(Task)
Extract every line that contains the string "this".
=======
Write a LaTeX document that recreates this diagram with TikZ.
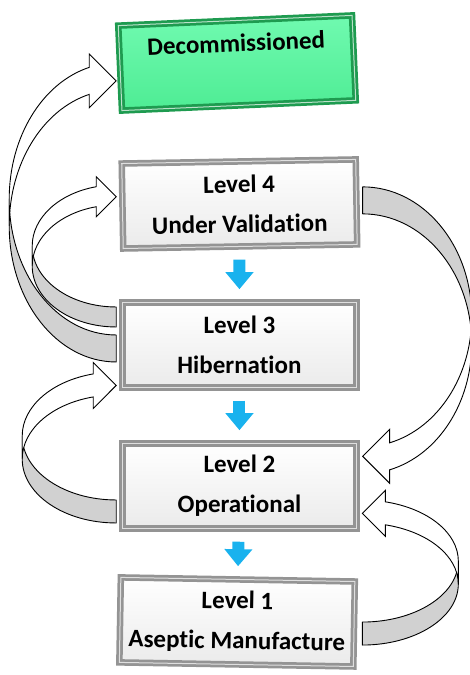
\documentclass[tikz,border=0pt]{standalone}
\usepackage{fontspec}
\setmainfont{Carlito}[Ligatures=NoCommon]
\usetikzlibrary{arrows.meta,calc,shadows}

\definecolor{decogreen}{RGB}{78,236,148}
\definecolor{decolight}{RGB}{112,250,176}
\definecolor{decoframe}{RGB}{30,155,80}
\definecolor{flowblue}{RGB}{25,178,238}

\tikzset{
  bentback/.style={draw=black, line width=0.9pt, fill=black!18, line join=round},
  bentfront/.style={draw=black, line width=0.9pt, fill=white},
}

% ribbon arrow bent round to the left: origin, x radius, y radius, ribbon width
\newcommand{\bentarrow}[5][]{%
  \begin{scope}[shift={#2},#1]
    \pgfmathsetmacro{\headang}{acos(-#5/#3)}
    \pgfmathsetmacro{\headmid}{#4*sin(\headang)-#5/2}
    \filldraw[bentback] (0,-#4) arc[start angle=270,end angle=180,x radius=#3,y radius=#4]
      -- ++(0,-#5) arc[start angle=180,end angle=270,x radius=#3,y radius=#4] -- cycle;
    \filldraw[bentfront] (-#3,-#5) arc[start angle=180,end angle=\headang,x radius=#3,y radius=#4]
      -- ++(0,-#5/2) -- (0,\headmid) -- (-#5,\headmid+#5) -- ++(0,-#5/2)
      arc[start angle=\headang,end angle=180,x radius=#3,y radius=#4] -- cycle;
  \end{scope}}

\begin{document}
\begin{tikzpicture}[x=1pt, y=1pt,
  level/.style={draw=black!42, line width=6.5pt, top color=white, bottom color=black!8,
    minimum width=234pt, minimum height=85pt, align=center,
    font=\bfseries\fontsize{25}{40}\selectfont,
    drop shadow={opacity=0.35, shadow xshift=2pt, shadow yshift=-2.5pt},
    postaction={draw=white, line width=1pt, opacity=0.7}},
  decom/.style={level, draw=decoframe, top color=decolight, bottom color=decogreen},
  flow/.style={draw=flowblue, line width=12pt, -{Triangle[length=17pt, width=27pt]},
    shorten <=10pt, shorten >=10pt},
  node distance=141pt]
  \useasboundingbox (0,0) rectangle (470,675);

  \node[decom, rotate=2.5] (decom) at (237,612) {Decommissioned\\\vphantom{L}};
  \node[level, rotate=1, below of=decom] (l4) {Level 4\\Under Validation};
  \node[level, below of=l4] (l3) {Level 3\\Hibernation};
  \node[level, below of=l3] (l2) {Level 2\\Operational};
  \node[level, rotate=-1, below of=l2, node distance=136pt] (l1) {Level 1\\Aseptic Manufacture};

  \draw[flow] (l4) -- (l3);
  \draw[flow] (l3) -- (l2);
  \draw[flow] (l2) -- (l1);

  % left side
  \bentarrow{($(l3.west)+(-3,146)$)}{107}{136}{27}
  \bentarrow{($(l3.west)+(-3,99)$)}{84}{61}{20}
  \bentarrow{($(l2.west)+(-3,50)$)}{94}{64}{23}
  % right side
  \bentarrow[xscale=-1,yscale=-1]{($(l4.east)+(3,-142)$)}{109}{130}{27}
  \bentarrow[xscale=-1]{($(l1.east)+(5,63)$)}{96}{61}{23}
\end{tikzpicture}
\end{document}
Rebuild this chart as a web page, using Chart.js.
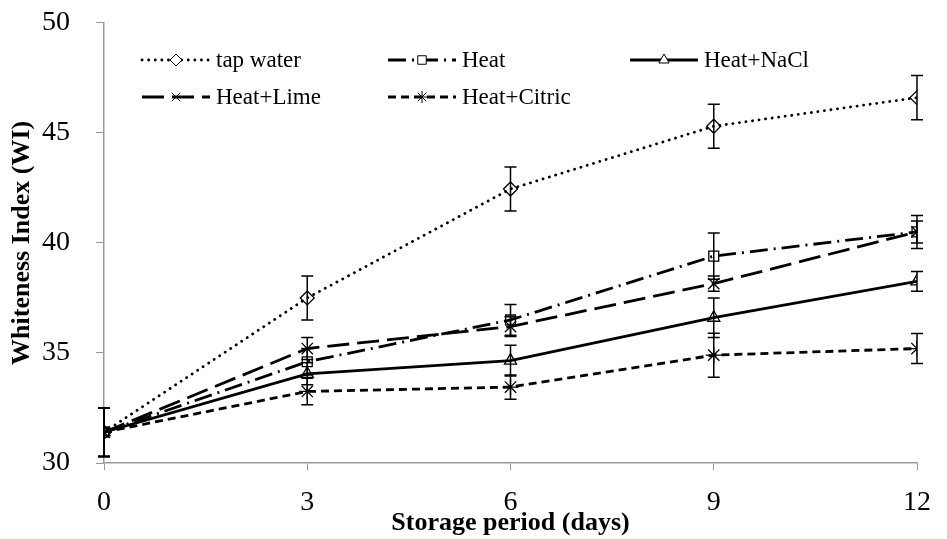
<!DOCTYPE html>
<html>
<head>
<meta charset="utf-8">
<script src="https://cdn.jsdelivr.net/npm/chart.js@4"></script>
<style>
  html, body { margin: 0; padding: 0; background: #fff; }
  #wrap { width: 947px; height: 539px; position: relative; }
</style>
</head>
<body>
<div id="wrap"><canvas id="whiteChart"></canvas></div>
<script>
// storage days and whiteness index per treatment
const days = [0, 3, 6, 9, 12];
const yTicks = [30, 35, 40, 45, 50];

const tapWater = [31.4, 37.5, 42.45, 45.3, 46.6];
const heat = [31.4, 34.6, 36.5, 39.4, 40.5];
const heatNaCl = [31.4, 34.05, 34.65, 36.6, 38.25];
const heatLime = [31.4, 35.2, 36.2, 38.15, 40.5];
const heatCitric = [31.4, 33.25, 33.45, 34.9, 35.2];

// error bar half-lengths
const tapWaterErr = [1.1, 1.0, 1.0, 1.0, 1.0];
const heatErr = [1.1, 0.6, 0.7, 1.05, 0.75];
const heatNaClErr = [1.1, 0.5, 0.7, 0.9, 0.45];
const heatLimeErr = [1.1, 0.5, 0.45, 0.35, 0.5];
const heatCitricErr = [1.1, 0.6, 0.55, 1.0, 0.68];

const SERIF = "'Liberation Serif', 'Times New Roman', serif";

function pts(values) {
  return days.map((d, i) => ({ x: d, y: values[i] }));
}

function series(label, values, errs, dash, pointStyle, legendPos) {
  return {
    label: label,
    data: pts(values),
    errors: errs,
    legendPos: legendPos,
    borderColor: "#000",
    borderWidth: 2.8,
    borderDash: dash,
    borderCapStyle: dash.length && dash[0] <= 1 ? "round" : "butt",
    pointStyle: pointStyle,
    pointRadius: pointStyle === "star" || pointStyle === "crossRot" ? 8 : 7,
    pointBorderWidth: 1.3,
    pointBorderColor: "#000",
    pointBackgroundColor: "rgba(255,255,255,0)",
    tension: 0,
    fill: false,
  };
}

// vertical error bars with caps
const errorBars = {
  id: "errorBars",
  afterDatasetsDraw(chart) {
    const ctx = chart.ctx;
    const ys = chart.scales.y;
    ctx.save();
    ctx.strokeStyle = "#000";
    ctx.lineWidth = 1.5;
    chart.data.datasets.forEach((ds, di) => {
      const meta = chart.getDatasetMeta(di);
      meta.data.forEach((pt, i) => {
        const v = ds.data[i].y;
        const e = ds.errors[i];
        const top = ys.getPixelForValue(v + e);
        const bot = ys.getPixelForValue(v - e);
        const x = pt.x;
        ctx.beginPath();
        ctx.moveTo(x, top); ctx.lineTo(x, bot);
        ctx.moveTo(x - 6, top); ctx.lineTo(x + 6, top);
        ctx.moveTo(x - 6, bot); ctx.lineTo(x + 6, bot);
        ctx.stroke();
      });
    });
    ctx.restore();
  },
};

// two-row legend inside the plot, like the original figure
const insideLegend = {
  id: "insideLegend",
  afterDraw(chart) {
    const ctx = chart.ctx;
    ctx.save();
    ctx.textBaseline = "middle";
    chart.data.datasets.forEach((ds) => {
      const [x, y] = ds.legendPos;
      const w = 68;
      ctx.save();
      ctx.strokeStyle = "#000";
      ctx.lineWidth = ds.borderWidth;
      ctx.setLineDash(ds.borderDash);
      ctx.lineCap = ds.borderCapStyle;
      ctx.beginPath();
      ctx.moveTo(x, y); ctx.lineTo(x + w, y);
      ctx.stroke();
      ctx.restore();
      ctx.save();
      ctx.fillStyle = "#fff";
      ctx.strokeStyle = "#000";
      Chart.helpers.drawPoint(ctx, {
        pointStyle: ds.pointStyle,
        radius: 6,
        borderWidth: 1.3,
      }, x + w / 2, y);
      ctx.restore();
      ctx.font = "23px " + SERIF;
      ctx.fillStyle = "#000";
      ctx.fillText(ds.label, x + w + 6, y + 1);
    });
    ctx.restore();
  },
};

const axisTitles = {
  id: "axisTitles",
  afterDraw(chart) {
    const ctx = chart.ctx;
    const area = chart.chartArea;
    ctx.save();
    ctx.fillStyle = "#000";
    ctx.font = "bold 26px " + SERIF;
    ctx.textAlign = "center";
    ctx.textBaseline = "middle";
    ctx.fillText("Storage period (days)", (area.left + area.right) / 2, 523);
    ctx.translate(22, (area.top + area.bottom) / 2);
    ctx.rotate(-Math.PI / 2);
    ctx.fillText("Whiteness Index (WI)", 0, 0);
    ctx.restore();
  },
};

const ctx = document.getElementById("whiteChart").getContext("2d");
const chart = new Chart(ctx, {
  type: "line",
  data: {
    datasets: [
      series("tap water", tapWater, tapWaterErr, [0.1, 6.5], "rectRot", [142, 60]),
      series("Heat", heat, heatErr, [18, 6, 2, 6], "rect", [388, 60]),
      series("Heat+NaCl", heatNaCl, heatNaClErr, [], "triangle", [630, 60]),
      series("Heat+Lime", heatLime, heatLimeErr, [22, 8], "crossRot", [142, 97]),
      series("Heat+Citric", heatCitric, heatCitricErr, [8, 5], "star", [388, 97]),
    ],
  },
  options: {
    responsive: true,
    maintainAspectRatio: false,
    animation: false,
    layout: { padding: { left: 42, right: 15, top: 12, bottom: 5 } },
    plugins: {
      legend: { display: false },
      tooltip: { enabled: false },
    },
    scales: {
      x: {
        type: "linear",
        min: 0,
        max: 12,
        afterFit(axis) { axis.height = 71; },
        ticks: { stepSize: 3, color: "#000", font: { family: SERIF, size: 28 }, padding: 16 },
        grid: { drawOnChartArea: false, color: "#999", tickLength: 7 },
        border: { color: "#999", width: 1.5 },
      },
      y: {
        min: 30,
        max: 50,
        afterBuildTicks(axis) { axis.ticks = yTicks.map(v => ({ value: v })); },
        afterFit(axis) { axis.width = 62; },
        ticks: { color: "#000", font: { family: SERIF, size: 28 }, padding: 6, crossAlign: "far" },
        grid: { drawOnChartArea: false, color: "#999", tickLength: 8 },
        border: { color: "#999", width: 1.5 },
      },
    },
  },
  plugins: [errorBars, insideLegend, axisTitles],
});
</script>
</body>
</html>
=======
(Complete answer)
Write a LaTeX document that recreates this diagram with TikZ.
Rebuild this chart as a web page, using Chart.js.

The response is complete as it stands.